Are you planning to hit the road over Labor Day weekend? So are 33 million other Americans, according to AAA. The association expects more people to drive or fly during the 2012 holiday weekend than those who did so any year since the recession hit in 2008. There appear, however, to be some regional differences in who is traveling and for how long.
America has long been called a "no-vacation nation" of working stiffs, but a survey out this week conducted by Harris Interactive on behalf of private destination club Inspirato found that there are some cities where residents find plenty of time to take off.
The research team at Harris polled 2,534 residents in Atlanta, Boston, Chicago, Dallas-Fort Worth, Houston, Los Angeles, New York City, Philadelphia, San Francisco and Washington to see which city had the most travelers.
The answer: Washington (cue the jokes about federal employees).
According to the survey, for all but one year between 2008 and 2012, the percentage of Washingtonians taking a vacation was significantly higher than the 10-city average of 64 percent.
Based on a five-year average, 73 percent of Washington residents take vacations. San Francisco (70 percent), Boston (68 percent), Atlanta (67 percent) and Houston (66 percent) also fare well. Conversely, just 57 percent of Philadelphians and only 55 percent of Chicagoans travel each year.
Of those surveyed who get vacation time from their employer, the mean number of days range from a low of 17.6 in New York to a high of 22.1 in Atlanta.
In all 10 cities Inspirato surveyed, numbers were down in 2012 compared with previous years.

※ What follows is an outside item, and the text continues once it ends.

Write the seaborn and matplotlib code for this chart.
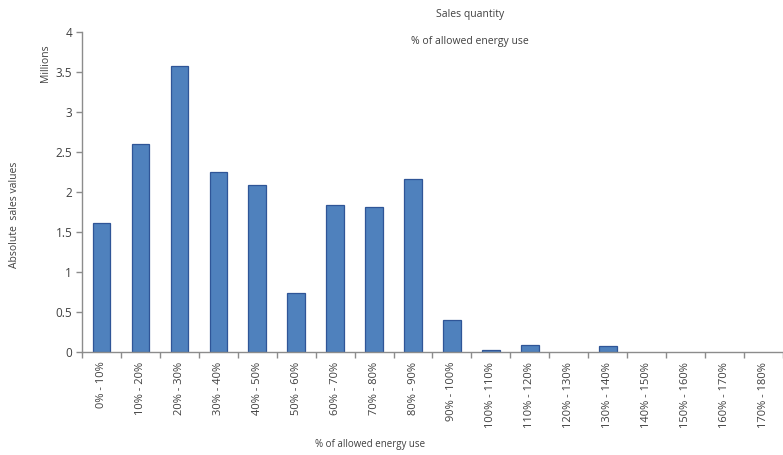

Despite this, AAA predicts big numbers for Labor Day weekend.
In terms of spending: Domestic airfares decreased by four percent over last year, according to AAA, but August gas prices have increased by about 14 cents with a national average for regular gasoline at $3.72 per gallon. Hotel rates, meanwhile, have increased by four percent at an average of $117-$154 per night, while car rental rates are 10 percent lower than last year at an average of $39 per day.
AAA's survey of intended travelers found that two-thirds said their current financial situation wouldn't negatively impact their travel plans. Of those who said it would, 21 percent will economize in other areas, nine percent plan to take shorter trips, and the remaining four percent will use alternative modes of transportation.
AAA believes the 2.9 percent increase in overall travelers compared to those who drove during the same period last year is driven by improving consumer confidence and Americans' unwavering desire to travel.
"In the absence of strong economic growth that might fuel a significant boost in travel volume, it is an encouraging sign that Americans continue to prioritize travel," said Bill Sutherland, vice president of AAA Travel Services. "Travel is still within America's discretionary spending budget."
The travel industry is dependent on domestic spending, and its growth has had a positive effect on employment figures and the overall U.S. economy.
The U.S. Department of Commerce reported in the first quarter of 2012 that 7.6 million jobs are now supported by the travel and tourism industry. Some 5.4 million of those are direct tourism jobs, while some 2.2 million are in indirect tourism-related fields.